Drone footage captures Apple Park as it prepares to welcome employees
As Apple gears up to open its Foster + Partners-designed campus in Cupertino, a drone has filmed the buildings nearing completion, and reports have emerged that the company is buying up all the trees available in California.
The tech company's employees are due to start moving into their new offices this month, and high-definition drone footage by Youtube user Matthew Roberts shows that structures across the site, now called Apple Park, are almost ready.
Apple is also populating the 175-acre (71-hectare) stretch of the Santa Clara Valley with native trees, sourced from nurseries all the way up the Pacific coast.
According to the San Francisco Chronicle, there is hot competition for the foliage. The team working on the garden roof for the city's Transbay Transit Center are also trying to snap up available species, but finding that Apple has already taken the majority.
The trees at the Apple Park will populate the landscape designed by Philadelphia studio OLIN, which will include two miles of walking and running paths for employees.
The designated green space surrounds a variety of buildings by UK firm Foster + Partners, which are all at various stages of completion.

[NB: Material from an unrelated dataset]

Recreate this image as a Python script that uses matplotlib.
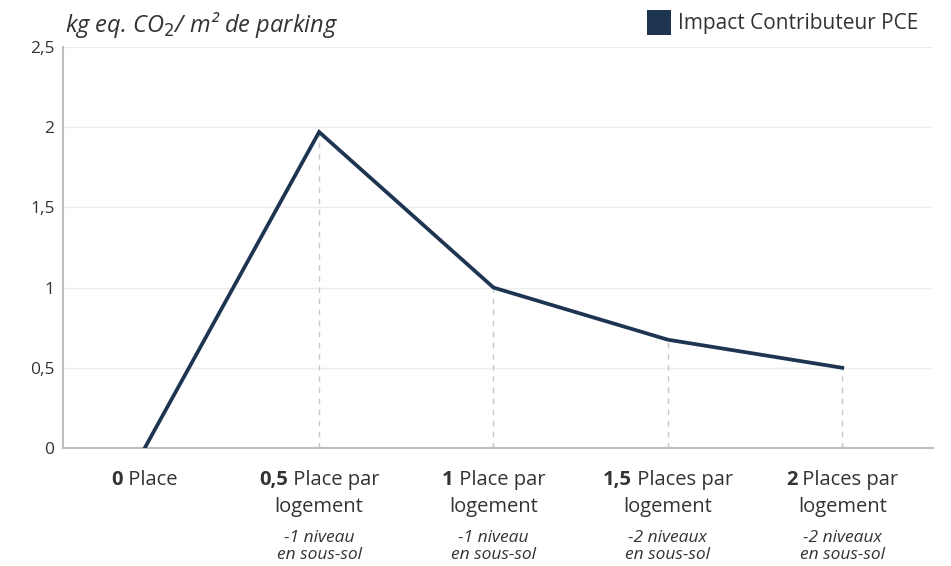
import matplotlib
import matplotlib.pyplot as plt
from matplotlib.patches import Rectangle

matplotlib.use('Agg')

# ---------------------- DATA
categories_bold = ["0", "0,5", "1", "1,5", "2"]
categories_rest = [" Place", " Place par", " Place par", " Places par", " Places par"]
categories_line2 = ["", "logement", "logement", "logement", "logement"]
categories_sub1 = ["", "-1 niveau", "-1 niveau", "-2 niveaux", "-2 niveaux"]
categories_sub2 = ["", "en sous-sol", "en sous-sol", "en sous-sol", "en sous-sol"]
impact = [0.0, 1.97, 1.0, 0.675, 0.5]
yticks = [0, 0.5, 1, 1.5, 2, 2.5]
ytick_labels = ["0", "0,5", "1", "1,5", "2", "2,5"]

line_color = "#1e3552"
text_color = "#333333"

plt.rcParams['font.family'] = ["Open Sans", 'DejaVu Sans']

# ---------------------- FIGURE
fig = plt.figure(figsize=(9.51, 5.66), dpi=100)
ax = fig.add_axes([0.066, 0.2085, 0.915, 0.7085])

x = list(range(len(impact)))

# dashed drop lines
for xi, yi in zip(x[1:], impact[1:]):
    ax.plot([xi, xi], [0, yi], color="#c8c8c8", lw=1, ls=(0, (4, 4)), zorder=1)

ax.plot(x, impact, color=line_color, lw=2.7, solid_joinstyle="miter", zorder=3)

ax.set_xlim(-0.47, 4.52)
ax.set_ylim(0, 2.5)
ax.set_yticks(yticks)
ax.set_yticklabels(ytick_labels, fontsize=12.5, color=text_color)
ax.set_xticks([])
ax.tick_params(axis="y", length=0, pad=6)
ax.grid(axis="y", color="#ececec", lw=1)
ax.set_axisbelow(True)

for s in ["top", "right"]:
    ax.spines[s].set_visible(False)
for s in ["left", "bottom"]:
    ax.spines[s].set_color("#bdbdbd")
    ax.spines[s].set_linewidth(1.5)

# ---------------------- CATEGORY LABELS
trans = ax.get_xaxis_transform()
pairs = []
for xi, b, r, l2, s1, s2 in zip(x, categories_bold, categories_rest, categories_line2,
                                categories_sub1, categories_sub2):
    tb = ax.text(xi, -0.080, b, transform=trans, fontsize=14.5, fontweight="bold",
                 color=text_color, ha="left", va="center")
    tr = ax.annotate(r, xy=(1, 0.5), xycoords=tb, fontsize=14.5, color=text_color,
                     ha="left", va="center")
    pairs.append((tb, tr))
    if l2:
        ax.text(xi, -0.147, l2, transform=trans, fontsize=14.5, color=text_color,
                ha="center", va="center")
    if s1:
        ax.text(xi, -0.224, s1, transform=trans, fontsize=12.5, style="italic",
                color=text_color, ha="center", va="center")
        ax.text(xi, -0.268, s2, transform=trans, fontsize=12.5, style="italic",
                color=text_color, ha="center", va="center")

# center bold + regular parts together under each point
fig.canvas.draw()
renderer = fig.canvas.get_renderer()
for tb, tr in pairs:
    wb = tb.get_window_extent(renderer).width
    wr = tr.get_window_extent(renderer).width
    xi = tb.get_position()[0]
    disp = ax.transData.transform((xi, 0))[0]
    new_x = ax.transData.inverted().transform((disp - (wb + wr) / 2, 0))[0]
    tb.set_x(new_x)

# ---------------------- TITLE / LEGEND
fig.text(0.068, 0.955, "kg eq. CO$_2$/ m² de parking", fontsize=17, style="italic",
         color=text_color, ha="left", va="center")

fig.patches.append(Rectangle((0.680, 0.938), 0.026, 0.044, transform=fig.transFigure,
                             facecolor=line_color, edgecolor="none"))
fig.text(0.713, 0.958, "Impact Contributeur PCE", fontsize=15, color=text_color,
         ha="left", va="center")

fig.savefig("out.png", dpi=100)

Along with the giant ring-shaped structure that has become synonymous with the project, the drone footage captured at the end of March reveals huge parking garages with roofs covered with solar panels.
It also shows the top of a 1,000-seat auditorium that will open later this year and be named after the company's late founder Steve Jobs, who originally asked Foster to design the complex in 2009.
Other amenities across the site will include a visitors centre with an Apple Store and public cafe, a 100,000-square-foot (9,290-square-metre) fitness centre for Apple employees, as well as secure research and development facilities.
Drone cameras have been documenting the construction of the vast project since it began in 2014. The most recent video we published was in September 2016.
Apple says it will take six months to move more than 12,000 people into the new headquarters.
The company was also recently added to the list of those permitted to test self-driving cars on California's roads.